Bitcoin’s path from ~$17,000 in 2023 to $73,000 just before the Presidential election was characterized by benchmark moments where the normal financial industry kept winning permission to sink more legitimate money into crypto. Blackrock issued a Bitcoin ETF, so that people who wanted to bet on the price of bitcoin could do so without the hassle of actually buying the stuff. The SEC brought cases against Coinbase and other crypto firms, essentially saying “uh, hey, y’know how you’ve been marketing these things as unregulated securities? That’s illegal and you have to stop.” But several of those cases ran into crypto-friendly judges who declared financial regulation to be basically unconstitutional.
And, honestly, nothing is less surprising than the jump from $73,000 last month to $100,000 yesterday. The crypto industry backed Donald Trump. Crypto billionaires are funneling millions to Trump through his own shady crypto operation, World Liberty Financial. Elon Musk and Vivek Ramaswamy are aiming to gut the SEC , the Consumer Financial Protection Bureau, and every other regulatory agency that stands between you and speculative fraud.
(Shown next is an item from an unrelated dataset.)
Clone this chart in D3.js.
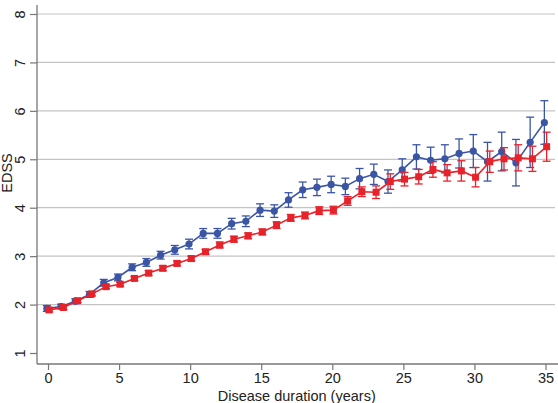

It reminds me of this great passage from Ian Betteridge’s latest newsletter:
“Capitalism isn’t about free markets (every society since the year dot has had markets). Capitalism is about the primacy of capital, and a power structure where the owners of capital have ultimate power. It doesn’t matter if companies are more efficient, when you have billionaires that will prop them up or monopolies which are ‘too big to fail, too important to jail’.”
Donald Trump has just named David Sacks as the new White House “AI and Cryptocurrency Czar.” David Sacks is not, by any indication I have ever seen, a smart man. But he’s in a groupchat with a whole lot of owners of capital. And they like bitcoin and want the number to go up. This won’t affect the fundamental value of cryptocurrency, but it sure means a lot for the speculative value of the industry’s main asset classes.
We’re just going to have a wild era of speculation on unregulated securities, followed, eventually, by a stark reminder of why that’s a bad thing.
Because make no mistake: The money has to come from somewhere. If someone makes $50 million on a speculative asset, then some other set of people must have lost that $50 million. They just don’t know it yet.
This will end badly, for all the obvious reasons. But not yet, and probably not soon.
The crypto guys bought a government. They don’t even need to make the blockchain seem like the future anymore. Bitcoin has reached $100,000 because the owners of capital like it, and they have ultimate power now, and everyone knows it.
…What a stupid time we live in.
"The simplest explanation for the cryptocurrency recovery is that it is a significant asset class within the speculative economy." yeah this is the whole thing - it's gold, basically, with a subsidiary use case of "can be used in crimes" rather than "good insulator for electronic devices/looks pretty" but no real difference in the relationship between its financial value and inherent value (gold, at least, will be usable for something when the computers all turn off)
A couple of weeks ago I had the thought that bitcoin is, essentially, cargo cult financialization.
They have built all of the elements of a financial sector of the economy without actually financing anything. I still think that's a good description.